Short task — How many of the lines below hold the word "this"? Answer only with the number.

Records for processing —
_ _ _ _ _
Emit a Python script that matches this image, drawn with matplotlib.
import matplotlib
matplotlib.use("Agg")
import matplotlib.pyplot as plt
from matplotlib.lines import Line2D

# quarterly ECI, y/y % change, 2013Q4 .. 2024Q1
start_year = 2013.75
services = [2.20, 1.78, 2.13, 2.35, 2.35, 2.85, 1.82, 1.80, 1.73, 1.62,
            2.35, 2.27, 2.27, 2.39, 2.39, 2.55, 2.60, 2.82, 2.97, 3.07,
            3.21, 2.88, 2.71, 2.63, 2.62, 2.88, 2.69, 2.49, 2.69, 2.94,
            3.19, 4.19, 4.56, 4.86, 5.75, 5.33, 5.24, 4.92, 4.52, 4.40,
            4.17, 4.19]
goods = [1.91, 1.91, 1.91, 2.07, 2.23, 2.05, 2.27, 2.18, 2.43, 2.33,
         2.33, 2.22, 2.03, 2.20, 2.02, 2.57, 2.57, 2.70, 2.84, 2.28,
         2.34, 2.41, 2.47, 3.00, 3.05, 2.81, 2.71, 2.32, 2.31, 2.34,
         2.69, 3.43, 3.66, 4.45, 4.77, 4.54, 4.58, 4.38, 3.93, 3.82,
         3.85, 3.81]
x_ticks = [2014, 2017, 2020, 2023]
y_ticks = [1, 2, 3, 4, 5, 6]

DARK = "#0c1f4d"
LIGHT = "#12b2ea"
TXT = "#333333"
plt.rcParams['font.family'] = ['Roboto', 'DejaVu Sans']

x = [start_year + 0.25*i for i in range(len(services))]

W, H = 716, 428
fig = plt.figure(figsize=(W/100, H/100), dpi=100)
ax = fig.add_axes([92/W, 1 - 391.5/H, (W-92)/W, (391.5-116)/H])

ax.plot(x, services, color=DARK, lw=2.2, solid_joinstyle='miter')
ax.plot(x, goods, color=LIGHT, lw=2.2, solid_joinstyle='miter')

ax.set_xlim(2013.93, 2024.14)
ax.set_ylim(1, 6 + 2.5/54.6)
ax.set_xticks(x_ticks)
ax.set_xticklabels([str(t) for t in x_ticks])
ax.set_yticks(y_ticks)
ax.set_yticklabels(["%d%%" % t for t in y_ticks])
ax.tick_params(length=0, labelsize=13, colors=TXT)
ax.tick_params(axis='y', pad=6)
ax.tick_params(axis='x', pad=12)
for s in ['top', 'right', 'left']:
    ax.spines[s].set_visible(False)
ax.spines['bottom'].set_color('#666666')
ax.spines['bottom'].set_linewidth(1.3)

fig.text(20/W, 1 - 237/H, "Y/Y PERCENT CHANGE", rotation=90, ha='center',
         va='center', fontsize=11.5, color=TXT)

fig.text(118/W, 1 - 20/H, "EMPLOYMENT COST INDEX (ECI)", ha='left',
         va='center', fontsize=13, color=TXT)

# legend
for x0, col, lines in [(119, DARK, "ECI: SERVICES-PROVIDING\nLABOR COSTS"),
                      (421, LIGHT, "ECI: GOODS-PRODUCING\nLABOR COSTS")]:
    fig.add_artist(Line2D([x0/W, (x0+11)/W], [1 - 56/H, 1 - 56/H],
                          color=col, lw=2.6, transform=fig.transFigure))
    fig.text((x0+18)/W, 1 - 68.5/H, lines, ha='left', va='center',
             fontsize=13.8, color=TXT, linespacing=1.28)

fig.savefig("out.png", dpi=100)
_ _ _ _ _
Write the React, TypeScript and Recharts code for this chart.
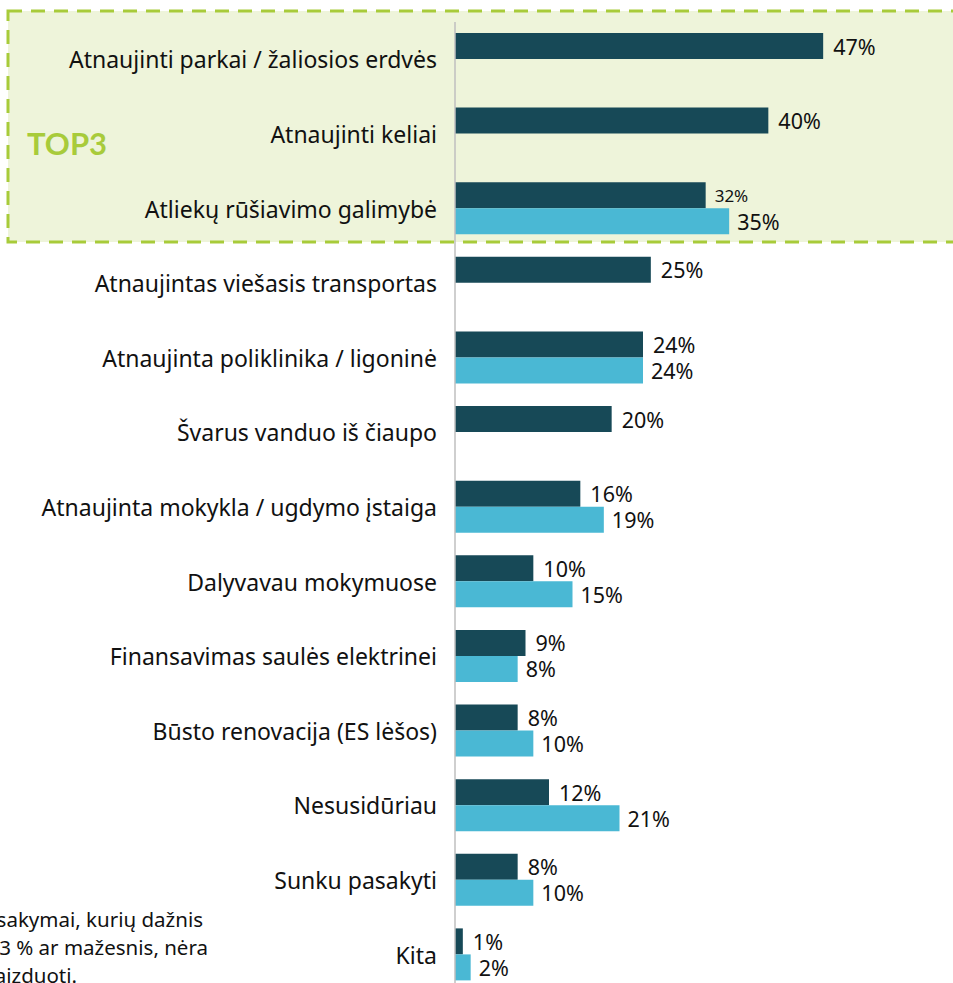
_ _ _ _ _
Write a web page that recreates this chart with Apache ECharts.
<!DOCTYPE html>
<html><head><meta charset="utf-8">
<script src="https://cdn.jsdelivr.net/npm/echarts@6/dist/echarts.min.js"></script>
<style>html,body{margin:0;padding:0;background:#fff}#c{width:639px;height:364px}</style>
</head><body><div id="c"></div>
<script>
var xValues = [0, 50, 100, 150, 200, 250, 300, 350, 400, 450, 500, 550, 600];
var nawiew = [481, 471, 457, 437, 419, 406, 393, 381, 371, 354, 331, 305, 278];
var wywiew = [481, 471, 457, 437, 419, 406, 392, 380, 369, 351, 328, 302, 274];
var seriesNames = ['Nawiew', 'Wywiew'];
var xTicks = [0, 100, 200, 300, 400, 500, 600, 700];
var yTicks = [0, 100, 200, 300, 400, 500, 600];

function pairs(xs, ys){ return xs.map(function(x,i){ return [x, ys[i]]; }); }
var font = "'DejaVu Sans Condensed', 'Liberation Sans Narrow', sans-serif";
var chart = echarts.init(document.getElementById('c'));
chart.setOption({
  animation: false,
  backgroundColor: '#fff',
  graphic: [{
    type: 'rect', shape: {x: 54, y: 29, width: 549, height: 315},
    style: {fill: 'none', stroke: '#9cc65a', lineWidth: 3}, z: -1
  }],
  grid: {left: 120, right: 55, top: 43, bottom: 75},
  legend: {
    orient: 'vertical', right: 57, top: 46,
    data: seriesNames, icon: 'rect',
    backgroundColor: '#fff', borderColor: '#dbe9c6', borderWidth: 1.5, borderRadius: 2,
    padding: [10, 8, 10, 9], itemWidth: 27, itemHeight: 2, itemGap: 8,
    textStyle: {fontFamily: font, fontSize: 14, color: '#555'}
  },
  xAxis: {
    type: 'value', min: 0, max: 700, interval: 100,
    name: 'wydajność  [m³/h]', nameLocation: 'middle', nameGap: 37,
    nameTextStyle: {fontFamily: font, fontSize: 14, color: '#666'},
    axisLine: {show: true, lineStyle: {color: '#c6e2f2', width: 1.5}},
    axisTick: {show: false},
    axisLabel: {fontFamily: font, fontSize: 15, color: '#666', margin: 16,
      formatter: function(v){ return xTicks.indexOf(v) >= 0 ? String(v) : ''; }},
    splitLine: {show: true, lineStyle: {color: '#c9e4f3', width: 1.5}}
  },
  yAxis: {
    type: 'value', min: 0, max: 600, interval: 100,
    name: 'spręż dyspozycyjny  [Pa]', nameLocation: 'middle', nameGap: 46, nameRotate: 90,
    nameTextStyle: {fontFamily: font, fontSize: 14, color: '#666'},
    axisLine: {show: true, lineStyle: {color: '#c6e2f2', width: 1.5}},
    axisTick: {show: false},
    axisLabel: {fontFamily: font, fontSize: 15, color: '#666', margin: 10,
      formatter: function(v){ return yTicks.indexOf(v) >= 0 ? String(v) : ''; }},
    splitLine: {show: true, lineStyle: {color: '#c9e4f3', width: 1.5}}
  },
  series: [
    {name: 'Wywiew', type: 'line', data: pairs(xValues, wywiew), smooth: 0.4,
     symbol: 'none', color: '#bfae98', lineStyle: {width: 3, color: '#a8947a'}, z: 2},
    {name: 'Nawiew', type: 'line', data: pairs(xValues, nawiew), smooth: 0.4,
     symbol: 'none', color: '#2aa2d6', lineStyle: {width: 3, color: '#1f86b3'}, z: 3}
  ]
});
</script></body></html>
_ _ _ _ _
Exercise response — 3